§ STATED TASK: Transcribe the lines below verbatim, skipping the images.

§ DATA:
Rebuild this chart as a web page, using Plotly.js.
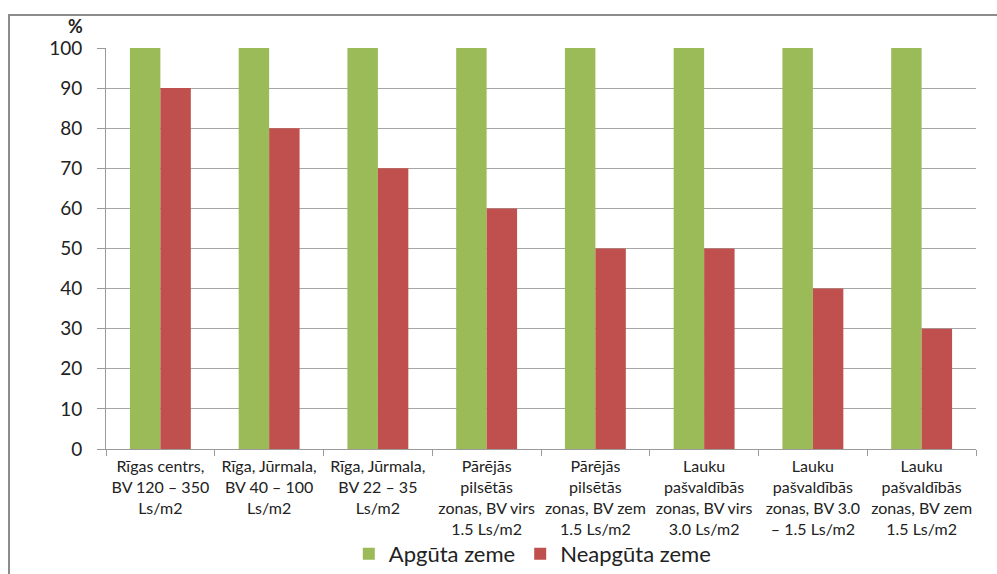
<!DOCTYPE html>
<html>
<head>
<meta charset="utf-8">
<script src="https://cdn.plot.ly/plotly-3.0.1.min.js"></script>
<style>
html,body{margin:0;padding:0;background:#fff;overflow:hidden;}
#frame{position:absolute;left:8px;top:14px;width:1000px;height:560px;border-left:2px solid #8c8c8c;border-top:2px solid #8c8c8c;pointer-events:none;z-index:5;}
#chart{position:absolute;left:0;top:0;width:997px;height:574px;}
</style>
</head>
<body>
<div id="chart"></div>
<div id="frame"></div>
<script>
const categories = [
  "Rīgas centrs,<br>BV 120 – 350<br>Ls/m2",
  "Rīga, Jūrmala,<br>BV 40 – 100<br>Ls/m2",
  "Rīga, Jūrmala,<br>BV 22 – 35<br>Ls/m2",
  "Pārējās<br>pilsētās<br>zonas, BV virs<br>1.5 Ls/m2",
  "Pārējās<br>pilsētās<br>zonas, BV zem<br>1.5 Ls/m2",
  "Lauku<br>pašvaldībās<br>zonas, BV virs<br>3.0 Ls/m2",
  "Lauku<br>pašvaldībās<br>zonas, BV 3.0<br>– 1.5 Ls/m2",
  "Lauku<br>pašvaldībās<br>zonas, BV zem<br>1.5 Ls/m2"
];
const seriesNames = ["Apgūta zeme", "Neapgūta zeme"];
const apguta = [100, 100, 100, 100, 100, 100, 100, 100];
const neapguta = [90, 80, 70, 60, 50, 50, 40, 30];
const yTicks = [0, 10, 20, 30, 40, 50, 60, 70, 80, 90, 100];

const font = "Lato, 'Open Sans', 'Noto Sans', sans-serif";

const data = [
  {type: "bar", name: seriesNames[0], x: categories, y: apguta,
   marker: {color: "#9BBB59", line: {width: 0}}},
  {type: "bar", name: seriesNames[1], x: categories, y: neapguta,
   marker: {color: "#C0504D", line: {width: 0}}}
];

const layout = {
  width: 997, height: 574,
  margin: {l: 106, r: 21, t: 48, b: 125, autoexpand: false},
  paper_bgcolor: "#ffffff", plot_bgcolor: "#ffffff",
  barmode: "group", bargap: 0.44, bargroupgap: 0,
  font: {family: font, color: "#222", size: 14},
  xaxis: {
    type: "category", showgrid: false, zeroline: false,
    showline: true, linecolor: "#9a9a9a", linewidth: 1,
    ticks: "outside", ticklen: 6, tickcolor: "#9a9a9a",
    tickson: "boundaries", ticklabelstandoff: 3, tickangle: 0,
    tickfont: {family: font, size: 16, color: "#222"},
    automargin: false
  },
  yaxis: {
    range: [0, 100], tickvals: yTicks, showgrid: true, gridcolor: "#a6a6a6", gridwidth: 1,
    zeroline: false, showline: true, linecolor: "#9a9a9a", linewidth: 1,
    ticks: "outside", ticklen: 8, tickcolor: "#9a9a9a",
    ticklabelstandoff: 11,
    tickfont: {family: font, size: 19, color: "#222"},
    automargin: false
  },
  showlegend: true,
  legend: {
    orientation: "h", xref: "paper", x: 0.49, xanchor: "center",
    yref: "container", y: 0.035, yanchor: "middle",
    bgcolor: "rgba(0,0,0,0)",
    font: {family: font, size: 22, color: "#222"},
    itemwidth: 30, traceorder: "normal"
  },
  annotations: [
    {text: "<b>%</b>", xref: "paper", yref: "paper", x: 0, y: 1, xanchor: "right", yanchor: "bottom",
     xshift: -21, yshift: 9, showarrow: false, font: {family: font, size: 18, color: "#222"}}
  ]
};

Plotly.newPlot("chart", data, layout, {displayModeBar: false, staticPlot: true});
</script>
</body>
</html>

§ FINISHED TASK:
Rebuild this chart as a web page, using Plotly.js.
<!DOCTYPE html>
<html>
<head>
<meta charset="utf-8">
<script src="https://cdn.plot.ly/plotly-3.0.1.min.js"></script>
<style>
html,body{margin:0;padding:0;background:#fff;overflow:hidden;}
#frame{position:absolute;left:8px;top:14px;width:1000px;height:560px;border-left:2px solid #8c8c8c;border-top:2px solid #8c8c8c;pointer-events:none;z-index:5;}
#chart{position:absolute;left:0;top:0;width:997px;height:574px;}
</style>
</head>
<body>
<div id="chart"></div>
<div id="frame"></div>
<script>
const categories = [
  "Rīgas centrs,<br>BV 120 – 350<br>Ls/m2",
  "Rīga, Jūrmala,<br>BV 40 – 100<br>Ls/m2",
  "Rīga, Jūrmala,<br>BV 22 – 35<br>Ls/m2",
  "Pārējās<br>pilsētās<br>zonas, BV virs<br>1.5 Ls/m2",
  "Pārējās<br>pilsētās<br>zonas, BV zem<br>1.5 Ls/m2",
  "Lauku<br>pašvaldībās<br>zonas, BV virs<br>3.0 Ls/m2",
  "Lauku<br>pašvaldībās<br>zonas, BV 3.0<br>– 1.5 Ls/m2",
  "Lauku<br>pašvaldībās<br>zonas, BV zem<br>1.5 Ls/m2"
];
const seriesNames = ["Apgūta zeme", "Neapgūta zeme"];
const apguta = [100, 100, 100, 100, 100, 100, 100, 100];
const neapguta = [90, 80, 70, 60, 50, 50, 40, 30];
const yTicks = [0, 10, 20, 30, 40, 50, 60, 70, 80, 90, 100];

const font = "Lato, 'Open Sans', 'Noto Sans', sans-serif";

const data = [
  {type: "bar", name: seriesNames[0], x: categories, y: apguta,
   marker: {color: "#9BBB59", line: {width: 0}}},
  {type: "bar", name: seriesNames[1], x: categories, y: neapguta,
   marker: {color: "#C0504D", line: {width: 0}}}
];

const layout = {
  width: 997, height: 574,
  margin: {l: 106, r: 21, t: 48, b: 125, autoexpand: false},
  paper_bgcolor: "#ffffff", plot_bgcolor: "#ffffff",
  barmode: "group", bargap: 0.44, bargroupgap: 0,
  font: {family: font, color: "#222", size: 14},
  xaxis: {
    type: "category", showgrid: false, zeroline: false,
    showline: true, linecolor: "#9a9a9a", linewidth: 1,
    ticks: "outside", ticklen: 6, tickcolor: "#9a9a9a",
    tickson: "boundaries", ticklabelstandoff: 3, tickangle: 0,
    tickfont: {family: font, size: 16, color: "#222"},
    automargin: false
  },
  yaxis: {
    range: [0, 100], tickvals: yTicks, showgrid: true, gridcolor: "#a6a6a6", gridwidth: 1,
    zeroline: false, showline: true, linecolor: "#9a9a9a", linewidth: 1,
    ticks: "outside", ticklen: 8, tickcolor: "#9a9a9a",
    ticklabelstandoff: 11,
    tickfont: {family: font, size: 19, color: "#222"},
    automargin: false
  },
  showlegend: true,
  legend: {
    orientation: "h", xref: "paper", x: 0.49, xanchor: "center",
    yref: "container", y: 0.035, yanchor: "middle",
    bgcolor: "rgba(0,0,0,0)",
    font: {family: font, size: 22, color: "#222"},
    itemwidth: 30, traceorder: "normal"
  },
  annotations: [
    {text: "<b>%</b>", xref: "paper", yref: "paper", x: 0, y: 1, xanchor: "right", yanchor: "bottom",
     xshift: -21, yshift: 9, showarrow: false, font: {family: font, size: 18, color: "#222"}}
  ]
};

Plotly.newPlot("chart", data, layout, {displayModeBar: false, staticPlot: true});
</script>
</body>
</html>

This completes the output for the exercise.